INSTRUCTIONS TO FOLLOW >> Exactly the lines from the start of the data below through the line that contains "13000, 14000, 15000];" are to be copied, with pictures left out.

RAW DATA >>
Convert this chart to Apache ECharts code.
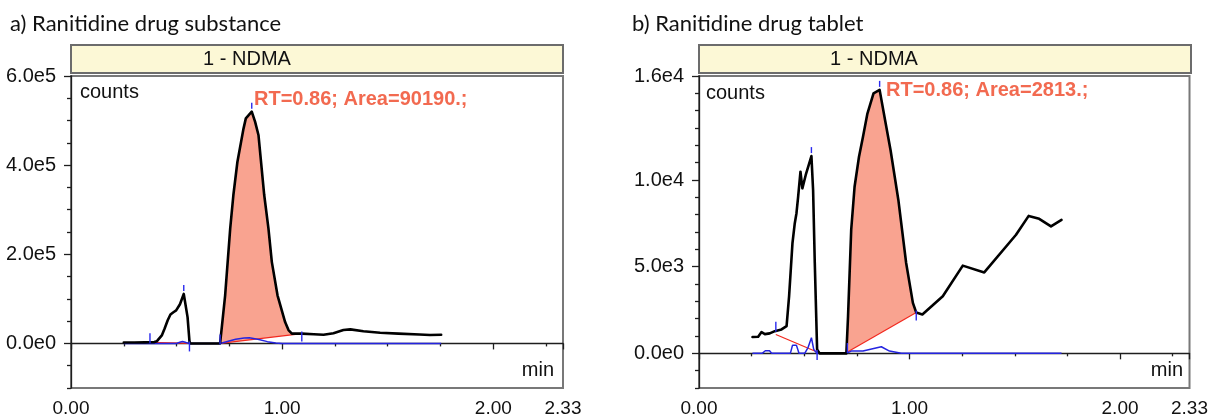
<!DOCTYPE html>
<html><head><meta charset="utf-8">
<script src="https://cdn.jsdelivr.net/npm/echarts@6/dist/echarts.min.js"></script>
<style>html,body{margin:0;padding:0;background:#fff}#c{width:1211px;height:419px}</style>
</head><body><div id="c"></div>
<script>
// ---------------- data ----------------
const titles = ['a) Ranitidine drug substance', 'b) Ranitidine drug tablet'];
const compound = '1 - NDMA';
const peakLabels = ['RT=0.86; Area=90190.;', 'RT=0.86; Area=2813.;'];
const yName = 'counts';
const xName = 'min';

const xTicks = [0, 1, 2, 2.33];
const xMinor = [0.25, 0.5, 0.75, 1.25, 1.5, 1.75, 2.25];
const xRange = [0, 2.33];

const yRangeA = [-100000, 600000];
const yTicksA = [0, 200000, 400000, 600000];
const yMinorA = [-100000, -50000, 50000, 100000, 150000, 250000, 300000, 350000, 450000, 500000, 550000];

const yRangeB = [-2000, 16000];
const yTicksB = [0, 5000, 10000, 16000];
const yMinorB = [-2000, -1000, 1000, 2000, 3000, 4000, 6000, 7000, 8000, 9000, 11000, 12000, 13000, 14000, 15000];

// a) drug substance: main trace (black)
const blackA = [
  [0.25, 2000], [0.30, 2200], [0.35, 2400], [0.374, 2500], [0.395, 3000], [0.407, 5000],
  [0.43, 18000], [0.443, 33000], [0.458, 52000], [0.471, 65000], [0.485, 70000], [0.498, 74000],
  [0.516, 88000], [0.534, 111000], [0.552, 59000], [0.561, 5000], [0.565, 0],
  [0.60, 0], [0.65, 0], [0.706, 0],
  [0.715, 40000], [0.730, 108000], [0.754, 258000], [0.769, 333000], [0.788, 407000],
  [0.817, 482000], [0.828, 505000], [0.856, 520000], [0.872, 497000], [0.888, 467000],
  [0.915, 333000], [0.935, 258000], [0.951, 183000], [0.978, 108000], [1.014, 48000],
  [1.030, 30000], [1.046, 22000], [1.093, 22000], [1.15, 20500], [1.196, 19500],
  [1.243, 23000], [1.29, 30000], [1.323, 31500], [1.385, 27500], [1.464, 24000],
  [1.551, 22000], [1.65, 20000], [1.70, 19000], [1.753, 19500]
];
// a) secondary trace (blue)
const blueA = [
  [0.25, 0], [0.40, 0], [0.50, 0], [0.515, 2500], [0.528, 4500], [0.545, 2000], [0.56, 0],
  [0.706, 0], [0.74, 4500], [0.78, 9500], [0.82, 12000], [0.845, 12500], [0.89, 9000],
  [0.93, 4000], [0.97, 1000], [1.0, 0], [1.753, 0]
];
// a) integration baselines (second one is the NDMA peak)
const baseA = [[[0.374, 2500], [0.561, 0]], [[0.706, 0], [1.093, 22000]]];
// a) peak markers: [time, counts, kind] (s = start, a = apex, e = end)
const marksA = [[0.374, 2500, 's'], [0.534, 111000, 'a'], [0.561, 0, 'e'],
                [0.706, 0, 's'], [0.856, 520000, 'a'], [1.093, 22000, 'e']];

// b) drug tablet: main trace (black)
const blackB = [
  [0.254, 940], [0.281, 960], [0.297, 1225], [0.313, 1110], [0.336, 1150], [0.360, 1280],
  [0.392, 1380], [0.416, 1570], [0.428, 3300], [0.444, 6360], [0.455, 7510], [0.463, 8085],
  [0.471, 9040], [0.482, 10480], [0.491, 9520], [0.507, 10290], [0.534, 11380], [0.542, 9425],
  [0.550, 5210], [0.561, 230], [0.573, 0], [0.65, 0], [0.700, 0],
  [0.708, 2140], [0.723, 7130], [0.739, 9610], [0.760, 11340], [0.779, 12490], [0.800, 13830],
  [0.829, 15000], [0.858, 15200], [0.884, 13450], [0.910, 11720], [0.947, 8850], [0.984, 5210],
  [1.016, 2910], [1.032, 2350], [1.061, 2240], [1.158, 3290], [1.253, 5060], [1.355, 4670],
  [1.506, 6840], [1.566, 7930], [1.616, 7760], [1.672, 7320], [1.722, 7700]
];
// b) secondary trace (blue)
const blueB = [
  [0.254, 0], [0.30, 0], [0.315, 150], [0.335, 150], [0.345, 0], [0.434, 0], [0.444, 460],
  [0.463, 460], [0.475, 0], [0.502, 0], [0.518, 330], [0.534, 900], [0.545, 230], [0.560, 0],
  [0.700, 0], [0.723, 130], [0.779, 130], [0.866, 380], [0.905, 130], [0.961, 0], [1.722, 0]
];
const baseB = [[[0.365, 1090], [0.561, 75]], [[0.705, 75], [1.032, 2350]]];
const marksB = [[0.365, 1300, 's'], [0.534, 11380, 'a'], [0.561, 75, 'e'],
                [0.705, 75, 's'], [0.858, 15200, 'a'], [1.032, 2350, 'e']];

// ---------------- layout / style ----------------
const grids = [{ left: 71 }, { left: 699 }];
const gTop = 76, gW = 492, gH = 312;
const FONT = '"Liberation Sans", Arial, sans-serif';
const TICK_COLOR = '#1e1e1e';
const tickOffs = { s: [-9, 1], a: [-9, -3], e: [-2, 8] };

const expFmt = v => v.toExponential(1).replace('+', '');

const chart = echarts.init(document.getElementById('c'), null, { renderer: 'canvas' });

const panels = [
  { black: blackA, blue: blueA, base: baseA, marks: marksA, yr: yRangeA, yt: yTicksA, ym: yMinorA },
  { black: blackB, blue: blueB, base: baseB, marks: marksB, yr: yRangeB, yt: yTicksB, ym: yMinorB }
];

const xAxis = [], yAxis = [], series = [], grid = [];
panels.forEach((p, i) => {
  grid.push({ left: grids[i].left, top: gTop, width: gW, height: gH, show: true,
              borderColor: '#787878', borderWidth: 2, backgroundColor: '#fff' });
  const common = { gridIndex: i, type: 'value', min: xRange[0], max: xRange[1], position: 'bottom', offset: 6,
                   splitLine: { show: false } };
  xAxis.push(Object.assign({}, common, {
    axisLine: { show: true, lineStyle: { color: TICK_COLOR, width: 1.3 } },
    axisTick: { show: true, length: 6, customValues: xTicks, lineStyle: { color: TICK_COLOR, width: 1.3 } },
    axisLabel: { show: true, customValues: xTicks, formatter: v => v.toFixed(2), fontSize: 19,
                 fontFamily: FONT, color: '#111', margin: 5 }
  }));
  xAxis.push(Object.assign({}, common, {
    axisLine: { show: false },
    axisTick: { show: true, length: 3, customValues: xMinor, lineStyle: { color: TICK_COLOR, width: 1.3 } },
    axisLabel: { show: false }
  }));
  const ycommon = { gridIndex: i, type: 'value', min: p.yr[0], max: p.yr[1], position: 'left', offset: 4,
                    splitLine: { show: false } };
  yAxis.push(Object.assign({}, ycommon, {
    axisLine: { show: true, lineStyle: { color: TICK_COLOR, width: 1.3 } },
    axisTick: { show: true, length: 7, customValues: p.yt, lineStyle: { color: TICK_COLOR, width: 1.3 } },
    axisLabel: { show: true, customValues: p.yt, formatter: expFmt, fontSize: 20, fontFamily: FONT,
                 color: '#111', margin: 11 }
  }));
  yAxis.push(Object.assign({}, ycommon, {
    axisLine: { show: false },
    axisTick: { show: true, length: 4, customValues: p.ym, lineStyle: { color: TICK_COLOR, width: 1.3 } },
    axisLabel: { show: false }
  }));
  const xi = 2 * i, yi = 2 * i;
  // shaded NDMA peak between trace and its baseline
  const seg = p.base[1];
  series.push({
    type: 'custom', xAxisIndex: xi, yAxisIndex: yi, z: 1, silent: true,
    data: [seg[0]],
    renderItem: (params, api) => {
      const pts = [api.coord(seg[0])];
      p.black.forEach(q => { if (q[0] > seg[0][0] && q[0] < seg[1][0]) pts.push(api.coord(q)); });
      pts.push(api.coord(seg[1]));
      return { type: 'polygon', shape: { points: pts }, style: { fill: '#f9a390', stroke: null } };
    }
  });
  p.base.forEach(b => series.push({
    type: 'line', xAxisIndex: xi, yAxisIndex: yi, z: 2, data: b, symbol: 'none', silent: true,
    lineStyle: { color: '#f2281e', width: 1.2 }
  }));
  series.push({
    type: 'line', xAxisIndex: xi, yAxisIndex: yi, z: 3, data: p.blue, symbol: 'none', silent: true,
    lineStyle: { color: '#2424e0', width: 1.5 }
  });
  series.push({
    type: 'line', xAxisIndex: xi, yAxisIndex: yi, z: 4, data: p.black, symbol: 'none', silent: true,
    lineStyle: { color: '#000', width: 2.6, join: 'round', cap: 'round' }
  });
  series.push({
    type: 'custom', xAxisIndex: xi, yAxisIndex: yi, z: 5, silent: true,
    data: p.marks.map(m => [m[0], m[1]]),
    renderItem: (params, api) => {
      const m = p.marks[params.dataIndex];
      const c = api.coord([m[0], m[1]]);
      const o = tickOffs[m[2]];
      return { type: 'line', shape: { x1: c[0], y1: c[1] + o[0], x2: c[0], y2: c[1] + o[1] },
               style: { stroke: '#2a2aee', lineWidth: 1.4 } };
    }
  });
});

const gfx = [];
const titleX = [10, 632];
const headerTextX = [247, 874];
const rtPos = [[254, 99], [886, 90]];
const countsPos = [[80, 92], [706, 93]];
const minRight = [554, 1183];
panels.forEach((p, i) => {
  const L = grids[i].left;
  gfx.push({ type: 'text', x: titleX[i], y: 24, z: 10,
             style: { text: titles[i], font: '22px Lato, "Open Sans", sans-serif', fill: '#111',
                      align: 'left', verticalAlign: 'middle' } });
  gfx.push({ type: 'rect', shape: { x: L, y: 45, width: gW, height: 28 }, z: 10,
             style: { fill: '#fcf8d6', stroke: '#6c6c6c', lineWidth: 2 } });
  gfx.push({ type: 'text', x: headerTextX[i], y: 59.5, z: 11,
             style: { text: compound, font: '20px ' + FONT, fill: '#111', align: 'center', verticalAlign: 'middle' } });
  gfx.push({ type: 'text', x: countsPos[i][0], y: countsPos[i][1], z: 11,
             style: { text: yName, font: '20px ' + FONT, fill: '#111', align: 'left', verticalAlign: 'middle' } });
  gfx.push({ type: 'text', x: minRight[i], y: 370, z: 11,
             style: { text: xName, font: '20px ' + FONT, fill: '#111', align: 'right', verticalAlign: 'middle' } });
  gfx.push({ type: 'text', x: rtPos[i][0], y: rtPos[i][1], z: 11,
             style: { text: peakLabels[i], font: 'bold 20px ' + FONT, fill: '#f26a50', align: 'left', verticalAlign: 'middle' } });
});

chart.setOption({
  animation: false,
  backgroundColor: '#fff',
  grid, xAxis, yAxis, series,
  graphic: { elements: gfx }
});
</script>
</body></html>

EXERCISE ANSWER >>
Convert this chart to Apache ECharts code.
<!DOCTYPE html>
<html><head><meta charset="utf-8">
<script src="https://cdn.jsdelivr.net/npm/echarts@6/dist/echarts.min.js"></script>
<style>html,body{margin:0;padding:0;background:#fff}#c{width:1211px;height:419px}</style>
</head><body><div id="c"></div>
<script>
// ---------------- data ----------------
const titles = ['a) Ranitidine drug substance', 'b) Ranitidine drug tablet'];
const compound = '1 - NDMA';
const peakLabels = ['RT=0.86; Area=90190.;', 'RT=0.86; Area=2813.;'];
const yName = 'counts';
const xName = 'min';

const xTicks = [0, 1, 2, 2.33];
const xMinor = [0.25, 0.5, 0.75, 1.25, 1.5, 1.75, 2.25];
const xRange = [0, 2.33];

const yRangeA = [-100000, 600000];
const yTicksA = [0, 200000, 400000, 600000];
const yMinorA = [-100000, -50000, 50000, 100000, 150000, 250000, 300000, 350000, 450000, 500000, 550000];

const yRangeB = [-2000, 16000];
const yTicksB = [0, 5000, 10000, 16000];
const yMinorB = [-2000, -1000, 1000, 2000, 3000, 4000, 6000, 7000, 8000, 9000, 11000, 12000, 13000, 14000, 15000];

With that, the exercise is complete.